T helper cells, central to the immune system, interact with other leukocytes by releasing signals known as cytokines which activate and stimulate the proliferation of B cells and killer T cells. T helper cells also directly interact with macrophages, cells that engulf foreign matter and display antigens on its surface. T-helper cells that possess the appropriate receptors can bind to these antigens and proliferate resulting in T-helper cells that have the ability to identify the same antigens.

===Coagulation===
Coagulation or blood clotting relies on, in addition to the production of fibrin, interactions between platelets. When the endothelium or the lining of a blood vessel is damaged, connective tissue including collagen fibers is locally exposed. Initially, platelets stick to the exposed connective tissue through specific cell-surface receptors. This is followed by platelet activation and aggregation in which platelets become firmly attached and release chemicals that recruit neighboring platelets to the site of vascular injury. A meshwork of fibrin then forms around this aggregation of platelets to increase the strength of the clot.
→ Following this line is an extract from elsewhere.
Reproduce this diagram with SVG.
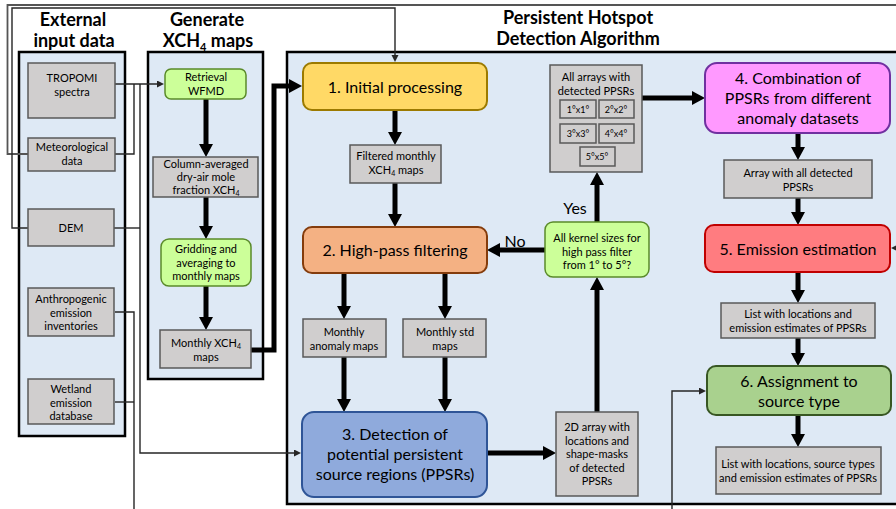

===Cell interactions between bacteria===
Bacterial populations interact in a similar manner to cells in tissue. They communicate through physical interactions and signaling molecules such as homoserine lactones and peptides as a means to control metabolism and regulate growth . A common example and one of the most studied forms of bacterial cell interactions is biofilm. Biofilm is a cell aggregate that can be attached to biological or abiotic surfaces. Bacteria form biofilms to adapt to various environments such as changes in substrate availability. For example, the formation of biofilm increases a bacterial cell's resistance to antibiotics compared to cells which are not part of the aggregate.
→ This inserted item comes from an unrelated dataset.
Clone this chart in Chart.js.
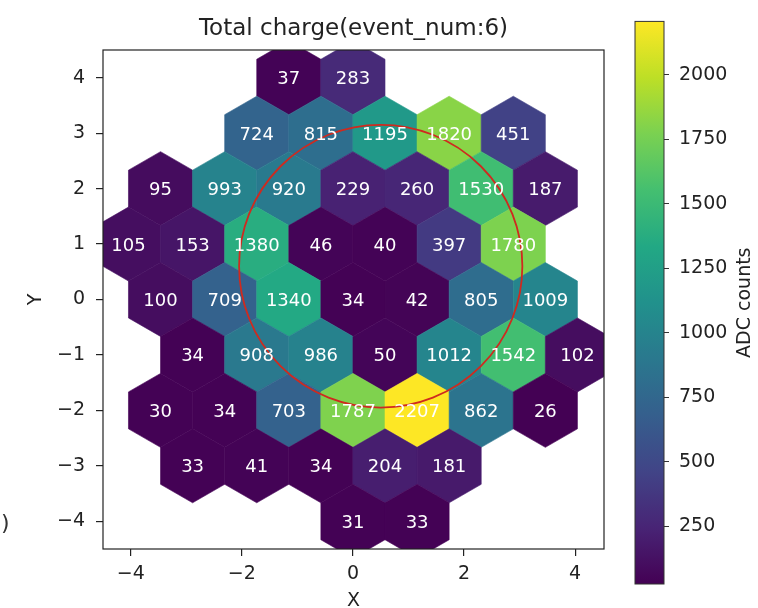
<!DOCTYPE html>
<html>
<head>
<meta charset="utf-8">
<script src="https://cdn.jsdelivr.net/npm/chart.js@4.4.0/dist/chart.umd.min.js"></script>
<style>
  body { margin: 0; background: #fff; }
  #wrap { position: relative; width: 758px; height: 608px; }
  #cbar { position: absolute; left: 600px; top: 0; }
</style>
</head>
<body>
<div id="wrap">
  <canvas id="graph" width="758" height="608"></canvas>
  <canvas id="cbar" width="158" height="608"></canvas>
</div>
<script>
// hex cells: row = y, col counted in half hex pitches (x = col * HALF_PITCH)
let cellRow = [4, 4,
  3, 3, 3, 3, 3,
  2, 2, 2, 2, 2, 2, 2,
  1, 1, 1, 1, 1, 1, 1,
  0, 0, 0, 0, 0, 0, 0,
  -1, -1, -1, -1, -1, -1, -1,
  -2, -2, -2, -2, -2, -2, -2,
  -3, -3, -3, -3, -3,
  -4, -4];
let cellCol = [-2, 0,
  -3, -1, 1, 3, 5,
  -6, -4, -2, 0, 2, 4, 6,
  -7, -5, -3, -1, 1, 3, 5,
  -6, -4, -2, 0, 2, 4, 6,
  -5, -3, -1, 1, 3, 5, 7,
  -6, -4, -2, 0, 2, 4, 6,
  -5, -3, -1, 1, 3,
  0, 2];
let charge = [37, 283,
  724, 815, 1195, 1820, 451,
  95, 993, 920, 229, 260, 1530, 187,
  105, 153, 1380, 46, 40, 397, 1780,
  100, 709, 1340, 34, 42, 805, 1009,
  34, 908, 986, 50, 1012, 1542, 102,
  30, 34, 703, 1787, 2207, 862, 26,
  33, 41, 34, 204, 181,
  31, 33];

let xTickValues = [-4, -2, 0, 2, 4];
let yTickValues = [-4, -3, -2, -1, 0, 1, 2, 3, 4];
let cbTickValues = [250, 500, 750, 1000, 1250, 1500, 1750, 2000];

let ringCenter = [0.5, 0.6];
let ringRadius = 2.55;

const HEX_R = 2 / 3;
const HALF_PITCH = HEX_R * Math.sqrt(3) / 2;
const cMin = Math.min(...charge);
const cMax = Math.max(...charge);

const viridisStops = ["#440154", "#482475", "#414487", "#355f8d", "#2a788e", "#21918c",
  "#22a884", "#44bf70", "#7ad151", "#bddf26", "#fde725"];

const hexToRgb = (h) => [1, 3, 5].map((i) => parseInt(h.substr(i, 2), 16));
const viridis = (t) => {
  t = Math.max(0, Math.min(1, t));
  const n = viridisStops.length - 1;
  const i = Math.min(n - 1, Math.floor(t * n));
  const f = t * n - i;
  const a = hexToRgb(viridisStops[i]);
  const b = hexToRgb(viridisStops[i + 1]);
  const c = a.map((v, k) => Math.round(v + (b[k] - v) * f));
  return `rgb(${c[0]}, ${c[1]}, ${c[2]})`;
};

const minus = (v) => String(v).replace("-", "\u2212");

Chart.defaults.font.family = "'DejaVu Sans', sans-serif";
Chart.defaults.color = "#222";

const hexPlugin = {
  id: "hexCells",
  beforeDatasetsDraw(chart) {
    const { ctx, chartArea: a, scales: { x, y } } = chart;
    const pts = chart.data.datasets[0].data;
    ctx.save();
    ctx.beginPath();
    ctx.rect(a.left, a.top, a.right - a.left, a.bottom - a.top);
    ctx.clip();
    pts.forEach((d) => {
      ctx.beginPath();
      for (let k = 0; k < 6; k++) {
        const t = Math.PI / 6 + (k * Math.PI) / 3;
        const px = x.getPixelForValue(d.x + HEX_R * Math.cos(t));
        const py = y.getPixelForValue(d.y + HEX_R * Math.sin(t));
        if (k) ctx.lineTo(px, py);
        else ctx.moveTo(px, py);
      }
      ctx.closePath();
      const col = viridis((d.v - cMin) / (cMax - cMin));
      ctx.fillStyle = col;
      ctx.strokeStyle = col;
      ctx.lineWidth = 0.6;
      ctx.fill();
      ctx.stroke();
    });
    // ring
    const cx = x.getPixelForValue(ringCenter[0]);
    const cy = y.getPixelForValue(ringCenter[1]);
    const rx = Math.abs(x.getPixelForValue(ringCenter[0] + ringRadius) - cx);
    const ry = Math.abs(y.getPixelForValue(ringCenter[1] + ringRadius) - cy);
    ctx.beginPath();
    ctx.ellipse(cx, cy, rx, ry, 0, 0, Math.PI * 2);
    ctx.strokeStyle = "#cf2a1f";
    ctx.lineWidth = 1.8;
    ctx.stroke();
    ctx.restore();
  },
  afterDatasetsDraw(chart) {
    const { ctx } = chart;
    const meta = chart.getDatasetMeta(0);
    ctx.save();
    ctx.font = "18px 'DejaVu Sans'";
    ctx.fillStyle = "#ffffff";
    ctx.textAlign = "center";
    ctx.textBaseline = "alphabetic";
    meta.data.forEach((p, i) => {
      ctx.fillText(String(charge[i]), p.x, p.y + 18 * 0.364);
    });
    ctx.restore();
  },
  afterDraw(chart) {
    const { ctx, chartArea: a } = chart;
    ctx.save();
    ctx.strokeStyle = "#222";
    ctx.lineWidth = 1.2;
    ctx.strokeRect(a.left, a.top, a.right - a.left, a.bottom - a.top);
    ctx.font = "22px 'DejaVu Sans'";
    ctx.fillStyle = "#333";
    ctx.textAlign = "left";
    ctx.textBaseline = "middle";
    ctx.fillText(")", 1, 524);
    ctx.restore();
  },
};

const chartInit = () => {
  return new Chart(document.getElementById("graph"), {
    type: "scatter",
    data: {
      datasets: [
        {
          data: charge.map((v, i) => ({ x: cellCol[i] * HALF_PITCH, y: cellRow[i], v: v })),
          pointRadius: 0,
          pointHoverRadius: 0,
        },
      ],
    },
    options: {
      responsive: false,
      animation: false,
      events: [],
      layout: { padding: { left: 0, right: 154, top: 0, bottom: 0 } },
      plugins: {
        legend: { display: false },
        tooltip: { enabled: false },
        title: {
          display: true,
          text: "Total charge(event_num:6)",
          fullSize: false,
          color: "#222",
          font: { size: 23, weight: "normal" },
          padding: { top: 15, bottom: 7.4 },
        },
      },
      scales: {
        x: {
          type: "linear",
          min: -4.5,
          max: 4.52,
          afterBuildTicks: (s) => { s.ticks = xTickValues.map((v) => ({ value: v })); },
          afterFit: (s) => { s.height = 59; },
          grid: { drawOnChartArea: false, drawTicks: true, tickLength: 7, color: "#222", lineWidth: 1.2 },
          border: { display: false },
          ticks: { padding: 7, font: { size: 19 }, color: "#222", callback: minus, maxRotation: 0 },
          title: { display: true, text: "X", font: { size: 19, lineHeight: 0.7 }, padding: 0, color: "#222" },
        },
        y: {
          type: "linear",
          min: -4.5,
          max: 4.5,
          afterBuildTicks: (s) => { s.ticks = yTickValues.map((v) => ({ value: v })); },
          afterFit: (s) => { s.width = 103; },
          grid: { drawOnChartArea: false, drawTicks: true, tickLength: 7, color: "#222", lineWidth: 1.2 },
          border: { display: false },
          ticks: { padding: 11, font: { size: 19 }, color: "#222", callback: minus },
          title: { display: true, text: "Y", font: { size: 19 }, padding: { top: 25, bottom: 0 }, color: "#222" },
        },
      },
    },
    plugins: [hexPlugin],
  });
};

const cbarPlugin = {
  id: "cbarFrame",
  afterDraw(chart) {
    const { ctx, chartArea: a } = chart;
    ctx.save();
    ctx.strokeStyle = "#333";
    ctx.lineWidth = 1;
    ctx.strokeRect(a.left, a.top, a.right - a.left, a.bottom - a.top);
    ctx.translate(145, (a.top + a.bottom) / 2);
    ctx.rotate(-Math.PI / 2);
    ctx.font = "19px 'DejaVu Sans'";
    ctx.fillStyle = "#222";
    ctx.textAlign = "center";
    ctx.textBaseline = "middle";
    ctx.fillText("ADC counts", 0, 0);
    ctx.restore();
  },
};

const colorbarInit = () => {
  return new Chart(document.getElementById("cbar"), {
    type: "bar",
    data: {
      labels: [""],
      datasets: [
        {
          data: [[cMin, cMax]],
          borderWidth: 0,
          categoryPercentage: 1,
          barPercentage: 1,
          backgroundColor: (c) => {
            const { chartArea, scales, ctx } = c.chart;
            if (!chartArea) return viridisStops[0];
            const g = ctx.createLinearGradient(0, scales.y.getPixelForValue(cMin), 0, scales.y.getPixelForValue(cMax));
            viridisStops.forEach((s, i) => g.addColorStop(i / (viridisStops.length - 1), s));
            return g;
          },
        },
      ],
    },
    options: {
      responsive: false,
      animation: false,
      events: [],
      layout: { padding: { left: 35, right: 0, top: 14, bottom: 24 } },
      plugins: { legend: { display: false }, tooltip: { enabled: false } },
      scales: {
        x: { display: false },
        y: {
          position: "right",
          min: cMin,
          max: cMax,
          afterBuildTicks: (s) => { s.ticks = cbTickValues.map((v) => ({ value: v })); },
          afterFit: (s) => { s.width = 94; },
          grid: { drawOnChartArea: false, drawTicks: true, tickLength: 5, color: "#333", lineWidth: 1 },
          border: { display: false },
          ticks: { padding: 10, font: { size: 19 }, color: "#222", callback: (v) => String(v) },
        },
      },
    },
    plugins: [cbarPlugin],
  });
};

let hexChart = chartInit();
let colorbarChart = colorbarInit();
</script>
</body>
</html>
==Pathological implications==

===Cancer===
Cancer can result from the loss of cell-cell interaction. In normal cells, growth is controlled by contact inhibition in which contact with neighboring cells causes a stunt in cell growth. Contact inhibition is thought to be mediated by cadherins, proteins that play an important role in cell adhesion. This inhibition prevents cells from piling up on top of one another and forming mounds. However, in cancerous cells where expression of E-cadherin is lost, contact inhibition is lost and results in uncontrolled growth or proliferation, tumor formation, and metastasis.

===Bacterial pathogens===
In order for pathogenic bacteria to invade a cell, communication with the host cell is required. The first step for invading bacteria is usually adhesion to host cells. Strong anchoring, a characteristic that determines virulence, prevents the bacteria from being washed away before infection occurs. Bacterial cells can bind to many host cell surface structures such as glycolipids and glycoproteins which serve as attachment receptors. Once attached, the bacteria begin to interact with the host to disrupt its normal functioning and disrupt or rearrange its cytoskeleton. Proteins on the bacteria surface can interact with protein receptors on the host thereby affecting signal transduction within the cell. Alterations to signaling are favorable to bacteria because these alterations provide conditions under which the pathogen can invade. Many pathogens have Type III secretion systems which can directly inject protein toxins into the host cells. These toxins ultimately lead to rearrangement of the cytoskeleton and entry of the bacteria.

===Disease===

Cell–cell interactions are highly specific and are tightly regulated. Genetic defects and dysregulation of these interactions can cause many different diseases. Dysregulation that leads to leukocyte migration into healthy tissues can cause conditions such as acute respiratory distress syndrome and some types of arthritis. The autoimmune disease pemphigus vulgaris results from autoantibodies to desmoglein and other normal body proteins. The autoantibodies disrupt the adhesion between epithelial cells. This causes blisters of the skin and mucous membranes. Mutations in the connexin genes cause 8 human diseases including heart malformations and neurosensory deafness.